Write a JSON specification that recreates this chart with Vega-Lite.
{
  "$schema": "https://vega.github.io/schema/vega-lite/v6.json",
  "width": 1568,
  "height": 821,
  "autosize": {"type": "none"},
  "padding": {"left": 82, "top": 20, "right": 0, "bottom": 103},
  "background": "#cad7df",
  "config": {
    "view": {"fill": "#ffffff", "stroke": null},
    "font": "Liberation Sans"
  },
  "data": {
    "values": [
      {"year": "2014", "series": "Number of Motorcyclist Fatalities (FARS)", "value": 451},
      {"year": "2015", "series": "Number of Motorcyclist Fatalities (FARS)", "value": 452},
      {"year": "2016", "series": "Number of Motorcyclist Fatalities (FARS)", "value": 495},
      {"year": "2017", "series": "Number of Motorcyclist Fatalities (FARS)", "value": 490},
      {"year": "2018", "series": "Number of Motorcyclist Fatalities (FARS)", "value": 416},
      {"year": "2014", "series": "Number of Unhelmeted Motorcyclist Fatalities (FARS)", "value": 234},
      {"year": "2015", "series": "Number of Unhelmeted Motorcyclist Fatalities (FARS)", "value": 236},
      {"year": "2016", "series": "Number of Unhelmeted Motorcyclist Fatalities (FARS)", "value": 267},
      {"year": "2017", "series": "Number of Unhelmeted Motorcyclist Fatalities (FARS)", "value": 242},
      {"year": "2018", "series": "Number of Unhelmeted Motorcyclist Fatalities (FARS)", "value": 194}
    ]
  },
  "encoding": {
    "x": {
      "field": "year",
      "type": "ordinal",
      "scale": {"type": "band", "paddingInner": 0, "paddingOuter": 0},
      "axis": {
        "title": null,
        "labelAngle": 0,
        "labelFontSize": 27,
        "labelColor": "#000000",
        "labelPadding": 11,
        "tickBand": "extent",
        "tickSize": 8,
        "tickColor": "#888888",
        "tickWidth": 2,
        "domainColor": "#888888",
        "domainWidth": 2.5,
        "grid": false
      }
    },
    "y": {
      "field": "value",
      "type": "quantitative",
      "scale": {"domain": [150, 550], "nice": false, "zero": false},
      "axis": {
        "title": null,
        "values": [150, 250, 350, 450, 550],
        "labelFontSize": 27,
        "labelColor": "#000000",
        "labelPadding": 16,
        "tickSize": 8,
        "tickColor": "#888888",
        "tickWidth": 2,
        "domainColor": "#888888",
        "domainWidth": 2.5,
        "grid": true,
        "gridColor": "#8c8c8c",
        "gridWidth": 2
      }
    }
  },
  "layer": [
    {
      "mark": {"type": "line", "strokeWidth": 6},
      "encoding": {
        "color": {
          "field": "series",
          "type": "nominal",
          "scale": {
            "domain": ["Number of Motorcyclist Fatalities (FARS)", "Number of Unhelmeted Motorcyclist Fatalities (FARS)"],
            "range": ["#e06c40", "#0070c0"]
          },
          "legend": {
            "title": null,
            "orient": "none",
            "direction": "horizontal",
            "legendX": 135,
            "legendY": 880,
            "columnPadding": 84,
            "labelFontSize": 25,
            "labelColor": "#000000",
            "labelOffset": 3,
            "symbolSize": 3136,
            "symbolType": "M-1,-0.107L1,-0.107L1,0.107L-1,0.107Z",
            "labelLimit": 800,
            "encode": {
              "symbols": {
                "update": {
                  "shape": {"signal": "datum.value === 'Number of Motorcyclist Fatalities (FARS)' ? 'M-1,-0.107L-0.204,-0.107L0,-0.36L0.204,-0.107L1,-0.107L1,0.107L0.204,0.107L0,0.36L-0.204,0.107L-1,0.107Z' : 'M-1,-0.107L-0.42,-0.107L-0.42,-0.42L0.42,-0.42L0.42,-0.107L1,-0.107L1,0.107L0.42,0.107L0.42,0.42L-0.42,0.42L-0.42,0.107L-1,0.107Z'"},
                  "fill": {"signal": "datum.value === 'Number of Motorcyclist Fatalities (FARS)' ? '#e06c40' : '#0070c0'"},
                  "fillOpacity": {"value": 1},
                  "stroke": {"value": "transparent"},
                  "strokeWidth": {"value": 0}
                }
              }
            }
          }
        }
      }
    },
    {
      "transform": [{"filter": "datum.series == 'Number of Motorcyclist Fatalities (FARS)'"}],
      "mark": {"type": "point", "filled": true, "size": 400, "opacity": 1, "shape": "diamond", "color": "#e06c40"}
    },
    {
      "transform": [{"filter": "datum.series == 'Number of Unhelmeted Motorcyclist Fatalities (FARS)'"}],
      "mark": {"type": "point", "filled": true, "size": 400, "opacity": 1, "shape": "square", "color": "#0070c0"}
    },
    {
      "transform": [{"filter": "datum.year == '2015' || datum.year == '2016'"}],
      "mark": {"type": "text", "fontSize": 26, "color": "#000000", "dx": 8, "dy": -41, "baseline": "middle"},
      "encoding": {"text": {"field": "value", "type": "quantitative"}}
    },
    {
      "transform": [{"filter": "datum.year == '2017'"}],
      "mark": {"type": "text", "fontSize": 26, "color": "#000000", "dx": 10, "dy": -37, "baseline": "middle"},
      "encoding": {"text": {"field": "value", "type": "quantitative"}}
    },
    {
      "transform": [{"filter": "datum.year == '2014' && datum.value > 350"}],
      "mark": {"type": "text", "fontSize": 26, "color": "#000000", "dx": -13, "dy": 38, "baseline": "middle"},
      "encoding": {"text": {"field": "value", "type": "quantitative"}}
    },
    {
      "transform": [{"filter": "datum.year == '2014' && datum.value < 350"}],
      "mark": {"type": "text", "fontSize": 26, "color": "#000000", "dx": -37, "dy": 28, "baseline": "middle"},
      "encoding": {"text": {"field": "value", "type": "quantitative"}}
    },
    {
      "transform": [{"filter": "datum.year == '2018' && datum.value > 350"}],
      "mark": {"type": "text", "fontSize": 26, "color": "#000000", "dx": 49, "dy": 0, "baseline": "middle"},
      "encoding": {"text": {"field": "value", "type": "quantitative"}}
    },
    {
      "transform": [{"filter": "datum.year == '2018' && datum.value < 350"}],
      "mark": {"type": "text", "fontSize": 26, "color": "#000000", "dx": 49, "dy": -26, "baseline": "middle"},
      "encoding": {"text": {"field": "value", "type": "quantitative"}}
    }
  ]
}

...

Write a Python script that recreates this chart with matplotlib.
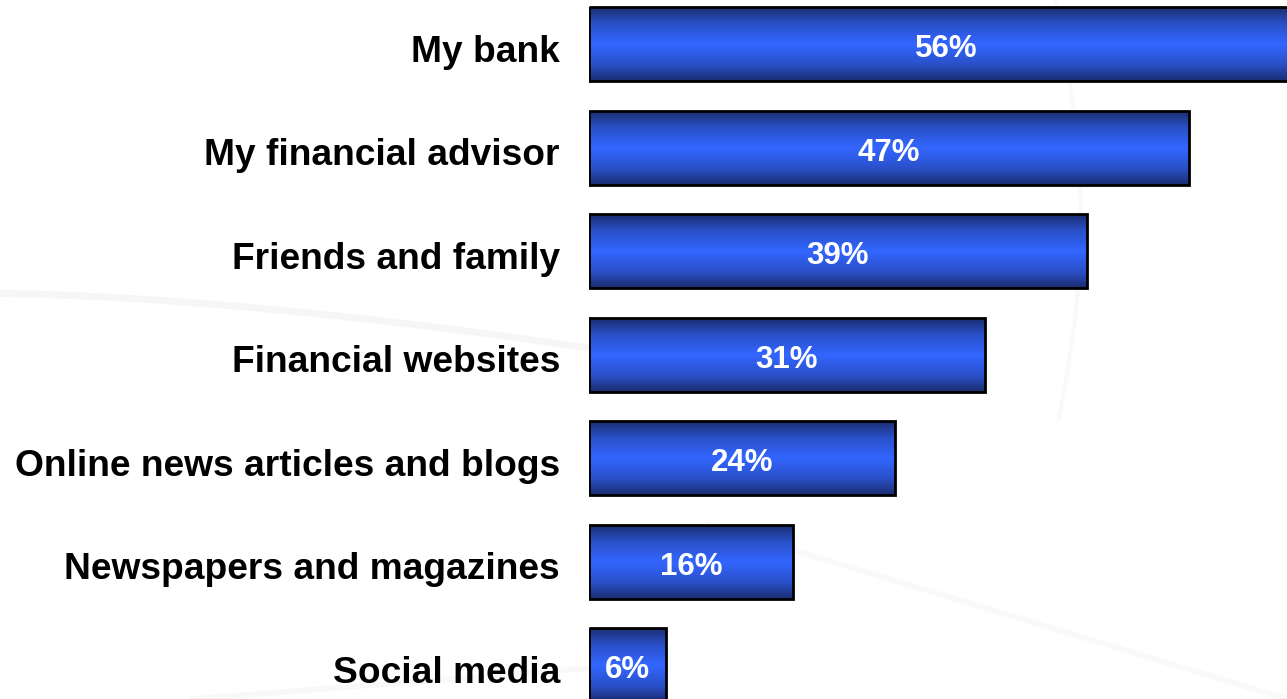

* * *

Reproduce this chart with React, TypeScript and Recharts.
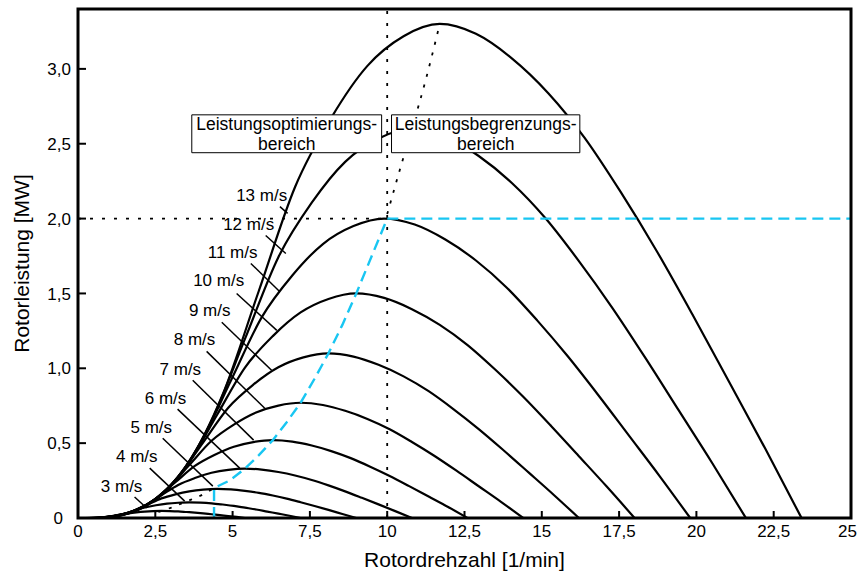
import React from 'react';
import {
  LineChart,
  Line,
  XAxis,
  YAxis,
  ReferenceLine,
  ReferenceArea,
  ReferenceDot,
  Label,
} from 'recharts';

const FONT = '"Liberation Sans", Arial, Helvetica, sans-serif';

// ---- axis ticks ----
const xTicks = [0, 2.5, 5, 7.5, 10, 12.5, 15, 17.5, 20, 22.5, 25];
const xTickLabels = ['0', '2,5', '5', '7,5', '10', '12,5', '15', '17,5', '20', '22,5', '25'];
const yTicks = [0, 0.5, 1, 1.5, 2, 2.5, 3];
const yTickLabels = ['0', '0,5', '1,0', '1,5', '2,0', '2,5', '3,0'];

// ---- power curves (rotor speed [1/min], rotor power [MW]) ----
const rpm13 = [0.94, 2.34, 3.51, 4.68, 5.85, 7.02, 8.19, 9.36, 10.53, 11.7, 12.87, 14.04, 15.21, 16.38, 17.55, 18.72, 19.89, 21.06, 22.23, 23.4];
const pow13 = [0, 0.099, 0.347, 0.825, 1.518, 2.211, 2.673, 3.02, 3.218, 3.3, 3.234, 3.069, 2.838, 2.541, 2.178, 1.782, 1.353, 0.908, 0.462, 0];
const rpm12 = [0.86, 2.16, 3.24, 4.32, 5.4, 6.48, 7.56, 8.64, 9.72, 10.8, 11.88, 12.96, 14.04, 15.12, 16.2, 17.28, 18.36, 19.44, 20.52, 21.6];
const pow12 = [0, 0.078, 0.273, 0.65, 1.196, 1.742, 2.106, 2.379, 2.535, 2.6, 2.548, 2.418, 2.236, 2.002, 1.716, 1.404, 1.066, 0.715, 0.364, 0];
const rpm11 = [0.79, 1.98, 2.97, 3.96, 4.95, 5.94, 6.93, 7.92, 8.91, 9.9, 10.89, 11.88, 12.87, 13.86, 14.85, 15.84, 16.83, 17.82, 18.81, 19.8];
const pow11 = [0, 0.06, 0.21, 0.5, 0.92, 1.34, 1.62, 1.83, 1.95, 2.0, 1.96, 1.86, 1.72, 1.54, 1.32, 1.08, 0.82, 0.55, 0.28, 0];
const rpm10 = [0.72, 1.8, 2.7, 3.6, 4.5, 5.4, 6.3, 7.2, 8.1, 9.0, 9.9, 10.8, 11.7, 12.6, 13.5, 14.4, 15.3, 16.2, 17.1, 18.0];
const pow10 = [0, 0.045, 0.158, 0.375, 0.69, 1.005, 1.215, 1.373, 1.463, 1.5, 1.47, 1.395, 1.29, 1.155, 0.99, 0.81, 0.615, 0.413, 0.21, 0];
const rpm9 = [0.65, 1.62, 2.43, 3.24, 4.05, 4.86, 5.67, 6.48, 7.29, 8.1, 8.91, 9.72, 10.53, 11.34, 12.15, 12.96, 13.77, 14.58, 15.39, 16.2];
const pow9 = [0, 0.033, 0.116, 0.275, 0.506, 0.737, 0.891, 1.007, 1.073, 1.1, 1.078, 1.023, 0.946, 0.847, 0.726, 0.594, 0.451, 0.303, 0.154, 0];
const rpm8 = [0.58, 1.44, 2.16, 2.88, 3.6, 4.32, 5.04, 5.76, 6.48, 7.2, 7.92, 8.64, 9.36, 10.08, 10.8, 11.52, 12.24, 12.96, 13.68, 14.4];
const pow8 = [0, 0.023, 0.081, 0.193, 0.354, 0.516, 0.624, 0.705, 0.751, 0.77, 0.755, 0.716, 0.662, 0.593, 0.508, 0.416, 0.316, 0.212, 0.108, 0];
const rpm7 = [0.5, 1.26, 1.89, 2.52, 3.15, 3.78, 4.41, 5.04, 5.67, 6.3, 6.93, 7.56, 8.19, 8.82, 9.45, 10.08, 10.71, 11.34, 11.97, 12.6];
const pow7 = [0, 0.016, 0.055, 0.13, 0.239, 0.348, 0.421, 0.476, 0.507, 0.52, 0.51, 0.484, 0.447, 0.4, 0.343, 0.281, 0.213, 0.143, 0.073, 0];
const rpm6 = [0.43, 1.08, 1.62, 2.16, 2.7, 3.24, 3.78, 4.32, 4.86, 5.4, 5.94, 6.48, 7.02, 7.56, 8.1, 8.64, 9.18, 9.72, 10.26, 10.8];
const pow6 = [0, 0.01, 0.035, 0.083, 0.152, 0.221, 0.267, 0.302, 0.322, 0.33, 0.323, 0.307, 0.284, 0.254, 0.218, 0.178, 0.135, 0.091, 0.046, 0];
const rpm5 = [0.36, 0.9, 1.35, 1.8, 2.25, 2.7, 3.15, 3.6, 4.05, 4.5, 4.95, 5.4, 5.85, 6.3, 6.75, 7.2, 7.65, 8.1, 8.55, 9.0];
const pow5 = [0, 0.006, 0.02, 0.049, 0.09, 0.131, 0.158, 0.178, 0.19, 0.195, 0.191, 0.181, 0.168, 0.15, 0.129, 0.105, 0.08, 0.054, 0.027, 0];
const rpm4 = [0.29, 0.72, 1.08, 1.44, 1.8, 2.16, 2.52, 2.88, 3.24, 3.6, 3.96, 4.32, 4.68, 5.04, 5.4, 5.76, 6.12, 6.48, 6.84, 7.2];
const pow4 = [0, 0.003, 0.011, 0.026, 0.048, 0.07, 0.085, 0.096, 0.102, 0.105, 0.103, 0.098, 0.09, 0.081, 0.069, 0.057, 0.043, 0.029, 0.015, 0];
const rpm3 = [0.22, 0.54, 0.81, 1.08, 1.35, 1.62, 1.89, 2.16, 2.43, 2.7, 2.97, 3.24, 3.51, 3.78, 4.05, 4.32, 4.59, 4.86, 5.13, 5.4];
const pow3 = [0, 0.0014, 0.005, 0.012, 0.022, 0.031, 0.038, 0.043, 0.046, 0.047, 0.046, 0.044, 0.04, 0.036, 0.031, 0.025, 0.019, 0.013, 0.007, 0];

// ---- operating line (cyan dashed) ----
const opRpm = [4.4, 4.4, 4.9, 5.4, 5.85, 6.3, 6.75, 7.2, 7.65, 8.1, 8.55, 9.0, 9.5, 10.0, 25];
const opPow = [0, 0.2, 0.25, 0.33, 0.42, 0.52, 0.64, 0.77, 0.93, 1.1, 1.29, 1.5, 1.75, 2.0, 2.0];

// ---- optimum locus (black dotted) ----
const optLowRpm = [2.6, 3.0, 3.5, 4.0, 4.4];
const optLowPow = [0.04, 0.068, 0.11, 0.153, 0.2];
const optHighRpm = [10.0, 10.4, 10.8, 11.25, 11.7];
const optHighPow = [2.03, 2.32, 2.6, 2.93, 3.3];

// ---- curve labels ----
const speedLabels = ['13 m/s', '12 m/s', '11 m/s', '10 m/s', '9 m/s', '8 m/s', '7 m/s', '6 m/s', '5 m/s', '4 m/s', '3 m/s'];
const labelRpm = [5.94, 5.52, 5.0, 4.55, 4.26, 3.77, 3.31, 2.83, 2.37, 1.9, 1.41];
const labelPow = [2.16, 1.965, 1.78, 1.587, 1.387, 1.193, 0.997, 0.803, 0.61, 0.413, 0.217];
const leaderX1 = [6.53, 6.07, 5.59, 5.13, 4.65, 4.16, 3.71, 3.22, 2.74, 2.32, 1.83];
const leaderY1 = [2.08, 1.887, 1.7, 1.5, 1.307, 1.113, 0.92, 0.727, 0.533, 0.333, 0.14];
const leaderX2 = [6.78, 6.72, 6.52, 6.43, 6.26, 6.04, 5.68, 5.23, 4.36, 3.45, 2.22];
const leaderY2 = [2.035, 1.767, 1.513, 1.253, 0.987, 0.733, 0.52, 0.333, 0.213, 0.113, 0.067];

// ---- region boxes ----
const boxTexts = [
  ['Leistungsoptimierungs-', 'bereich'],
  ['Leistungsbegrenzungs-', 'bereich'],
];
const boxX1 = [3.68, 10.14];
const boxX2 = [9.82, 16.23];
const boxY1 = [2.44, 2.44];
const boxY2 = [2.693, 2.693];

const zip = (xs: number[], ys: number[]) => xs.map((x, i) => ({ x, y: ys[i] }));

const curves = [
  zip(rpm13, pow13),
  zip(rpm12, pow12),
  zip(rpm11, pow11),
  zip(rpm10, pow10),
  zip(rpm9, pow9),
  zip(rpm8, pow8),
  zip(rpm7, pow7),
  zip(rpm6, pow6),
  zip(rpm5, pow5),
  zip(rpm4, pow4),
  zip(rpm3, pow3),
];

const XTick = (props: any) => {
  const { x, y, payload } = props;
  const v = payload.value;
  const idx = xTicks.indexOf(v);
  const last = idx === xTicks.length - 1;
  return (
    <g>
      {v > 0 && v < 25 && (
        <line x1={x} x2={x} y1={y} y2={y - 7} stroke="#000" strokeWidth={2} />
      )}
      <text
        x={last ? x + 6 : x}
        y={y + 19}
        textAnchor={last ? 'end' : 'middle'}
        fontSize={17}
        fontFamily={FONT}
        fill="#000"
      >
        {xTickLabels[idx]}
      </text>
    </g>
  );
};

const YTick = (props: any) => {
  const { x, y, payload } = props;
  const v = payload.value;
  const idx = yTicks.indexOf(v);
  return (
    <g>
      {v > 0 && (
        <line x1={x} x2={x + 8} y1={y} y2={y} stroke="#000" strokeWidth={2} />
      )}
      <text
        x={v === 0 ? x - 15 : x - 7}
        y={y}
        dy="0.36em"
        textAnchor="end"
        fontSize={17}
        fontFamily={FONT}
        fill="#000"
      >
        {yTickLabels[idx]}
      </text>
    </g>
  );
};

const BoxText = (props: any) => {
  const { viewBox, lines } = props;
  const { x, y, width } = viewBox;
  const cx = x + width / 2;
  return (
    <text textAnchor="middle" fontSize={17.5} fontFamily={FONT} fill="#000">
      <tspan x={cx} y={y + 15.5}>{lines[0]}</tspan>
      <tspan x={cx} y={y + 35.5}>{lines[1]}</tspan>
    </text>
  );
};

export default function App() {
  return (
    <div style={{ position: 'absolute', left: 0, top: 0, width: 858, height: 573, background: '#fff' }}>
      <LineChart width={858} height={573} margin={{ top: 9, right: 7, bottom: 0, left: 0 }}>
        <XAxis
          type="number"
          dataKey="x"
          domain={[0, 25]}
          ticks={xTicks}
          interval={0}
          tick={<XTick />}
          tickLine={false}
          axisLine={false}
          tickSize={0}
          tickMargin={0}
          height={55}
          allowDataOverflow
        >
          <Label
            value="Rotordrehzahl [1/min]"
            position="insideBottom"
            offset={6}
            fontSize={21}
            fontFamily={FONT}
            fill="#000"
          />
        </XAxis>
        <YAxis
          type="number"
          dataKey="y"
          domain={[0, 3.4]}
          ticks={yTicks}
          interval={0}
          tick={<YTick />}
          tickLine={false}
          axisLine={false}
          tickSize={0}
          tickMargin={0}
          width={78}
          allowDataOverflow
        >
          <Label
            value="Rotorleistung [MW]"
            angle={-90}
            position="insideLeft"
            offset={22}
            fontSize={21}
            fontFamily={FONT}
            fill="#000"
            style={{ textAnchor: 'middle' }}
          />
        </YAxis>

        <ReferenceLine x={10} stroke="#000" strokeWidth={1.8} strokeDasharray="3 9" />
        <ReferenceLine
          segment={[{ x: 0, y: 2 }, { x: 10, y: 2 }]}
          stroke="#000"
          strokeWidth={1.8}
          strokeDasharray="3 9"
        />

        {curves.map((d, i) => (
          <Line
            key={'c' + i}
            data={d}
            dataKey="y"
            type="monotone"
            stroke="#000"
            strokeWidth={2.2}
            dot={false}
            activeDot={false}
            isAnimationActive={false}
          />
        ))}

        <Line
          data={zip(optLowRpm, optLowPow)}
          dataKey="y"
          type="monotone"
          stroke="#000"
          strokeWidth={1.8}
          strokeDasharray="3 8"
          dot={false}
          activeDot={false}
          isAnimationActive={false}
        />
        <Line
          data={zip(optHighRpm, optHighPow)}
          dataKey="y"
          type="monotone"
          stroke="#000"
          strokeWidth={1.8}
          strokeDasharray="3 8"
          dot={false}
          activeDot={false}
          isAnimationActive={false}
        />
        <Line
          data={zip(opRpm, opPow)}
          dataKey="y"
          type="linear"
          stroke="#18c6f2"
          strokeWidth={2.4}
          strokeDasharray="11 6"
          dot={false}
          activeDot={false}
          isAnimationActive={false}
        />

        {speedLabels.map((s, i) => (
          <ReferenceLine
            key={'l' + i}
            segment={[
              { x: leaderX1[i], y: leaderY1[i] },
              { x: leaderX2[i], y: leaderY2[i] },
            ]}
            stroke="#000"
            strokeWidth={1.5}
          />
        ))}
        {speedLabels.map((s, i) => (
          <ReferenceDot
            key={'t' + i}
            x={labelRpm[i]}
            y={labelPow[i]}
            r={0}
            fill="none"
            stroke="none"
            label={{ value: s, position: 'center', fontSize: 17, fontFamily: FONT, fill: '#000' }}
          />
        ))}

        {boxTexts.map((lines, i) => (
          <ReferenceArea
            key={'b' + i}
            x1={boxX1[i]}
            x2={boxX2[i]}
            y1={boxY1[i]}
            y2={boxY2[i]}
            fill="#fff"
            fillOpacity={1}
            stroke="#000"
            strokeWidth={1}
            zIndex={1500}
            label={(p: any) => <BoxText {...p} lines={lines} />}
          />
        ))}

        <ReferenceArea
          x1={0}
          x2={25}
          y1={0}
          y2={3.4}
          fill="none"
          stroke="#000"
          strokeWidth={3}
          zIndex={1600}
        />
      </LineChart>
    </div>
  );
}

● **GOAL**
Go to the line containing "Reproduce this chart" and copy exactly from there through the line containing "['0', '0,5', '1,0', '1,5', '2,0', '2,5', '3,0'];", both included, and nothing more. Pictures are excluded.

● **REPLY TO THE TASK**
Reproduce this chart with React, TypeScript and Recharts.
import React from 'react';
import {
  LineChart,
  Line,
  XAxis,
  YAxis,
  ReferenceLine,
  ReferenceArea,
  ReferenceDot,
  Label,
} from 'recharts';

const FONT = '"Liberation Sans", Arial, Helvetica, sans-serif';

// ---- axis ticks ----
const xTicks = [0, 2.5, 5, 7.5, 10, 12.5, 15, 17.5, 20, 22.5, 25];
const xTickLabels = ['0', '2,5', '5', '7,5', '10', '12,5', '15', '17,5', '20', '22,5', '25'];
const yTicks = [0, 0.5, 1, 1.5, 2, 2.5, 3];
const yTickLabels = ['0', '0,5', '1,0', '1,5', '2,0', '2,5', '3,0'];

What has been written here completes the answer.